A number of Republican lawmakers on Capitol Hill had been sharply critical of the Clinton administration's regulatory actions, especially those that were put forth by agencies such as the U.S. Environmental Protection Agency (EPA). Oklahoma Senator Jim Inhofe decried the Clinton administration EPA for trying to "cram through scores of rules and other regulatory decisions without proper disclosure," a practice that Inhofe called "irresponsible and wrong."

Other Congressional Republicans went further, vowing to roll back many of the environmental protections initiated by the Clinton administration.
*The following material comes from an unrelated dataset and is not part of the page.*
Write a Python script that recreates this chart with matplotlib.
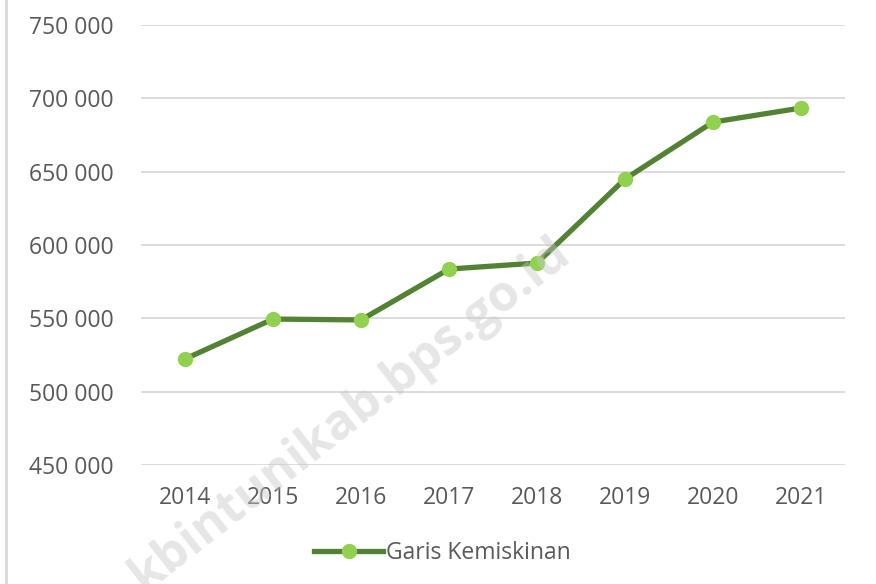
import matplotlib.pyplot as plt
from matplotlib.lines import Line2D
from matplotlib.ticker import FuncFormatter

# Garis Kemiskinan (Rp/kapita/bulan)
years = ["2014", "2015", "2016", "2017", "2018", "2019", "2020", "2021"]
garis_kemiskinan = [522300, 549500, 548900, 583600, 587700, 645000, 683800, 693400]
y_ticks = [450000, 500000, 550000, 600000, 650000, 700000, 750000]

plt.rcParams['font.family'] = ['Open Sans', 'DejaVu Sans']

fig = plt.figure(figsize=(8.76, 5.84), dpi=100)
ax = fig.add_axes([0.161, 0.2038, 0.8036, 0.7534])

x = range(len(years))
ax.plot(x, garis_kemiskinan, color="#548235", linewidth=3.8,
        marker="o", markersize=10, markerfacecolor="#92D050",
        markeredgecolor="#92D050", label="Garis Kemiskinan", zorder=3)

ax.set_xlim(-0.5, len(years) - 0.5)
ax.set_ylim(y_ticks[0], y_ticks[-1])
ax.set_yticks(y_ticks)
ax.yaxis.set_major_formatter(FuncFormatter(lambda v, p: f"{int(v):,}".replace(",", " ")))
ax.set_xticks(list(x))
ax.set_xticklabels(years)

ax.grid(axis="y", color="#d9d9d9", linewidth=1.3)
ax.set_axisbelow(True)
for s in ax.spines.values():
    s.set_visible(False)
ax.tick_params(axis="both", length=0, labelsize=16.5, labelcolor="#595959")
ax.tick_params(axis="y", pad=20)
ax.tick_params(axis="x", pad=15)

leg = ax.legend(loc="center", bbox_to_anchor=(0.505, (584 - 553) / 584),
                bbox_transform=fig.transFigure, frameon=False, fontsize=16.5,
                handlelength=3.0, handletextpad=0.1)
for t in leg.get_texts():
    t.set_color("#595959")

# chart border on the left
fig.add_artist(Line2D([6 / 876, 6 / 876], [0, 1], color="#d9d9d9", linewidth=2))

# watermark
fig.text(350 / 876, 1 - 415 / 584, "kbintunikab.bps.go.id", fontsize=36,
         fontweight="bold", color="#c8c8c8", alpha=0.45, rotation=38,
         ha="center", va="center", zorder=0)

fig.savefig("out.png", dpi=100, facecolor="white")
Utah Congressman Jim Hansen has promised to undo the National Monuments that Clinton designated across several Western states, and to return the public lands to their former management status.

Hansen, the new chairman of the House Resource committee, last week announced that his Congressional panel will scrutinize the rules and regulations implemented by the Clinton administration "that may have violated federal law" or "circumvented established procedures."

The directive put forth by President Bush on Saturday only elicited more apprehension among conservation advocacy groups, many of which have long feared that the former Texas governor will enact policies disastrous for the nation's environment. Frank O'Donnell, executive director of the Washington-based Clean Air Trust, worried that Bush's memo was the first step toward undoing the EPA's newly enacted diesel emissions rule.

"Given the massive health benefits of the diesel cleanup, it would be a terrible blunder for the new administration to weaken or delay these new standards," O'Donnell said.

The EPA's new diesel rule, which falls within procedural parameters of the regulatory suspension put forth by Bush on Saturday, would prevent some 8,300 premature deaths each year, according to EPA scientists. The rule, by lowering emissions from heavy duty trucks and buses, would also stave off the onset of more than 20,000 cases of bronchitis and 360,000 asthma attacks annually, EPA scientists claim.

Those factors may or may not exempt the EPA's diesel emissions measure from the reach of the Bush administration's new regulatory suspension, which exempts any rules pertaining to "emergency or other urgent situations relating to health and safety."

One EPA official, requesting anonymity, told ENS that the agency is "trying to figure out" which regulatory actions might be subject to the memo, and which measures might be exempted.

"We have not made any final decisions on a lot of pending regulations, and whether they're subject to this or not. At this point, nobody can say which rules might be pulled back," the official said.

The White House could not be reached for comment on the Bush administration's new regulatory review plan as of late Monday.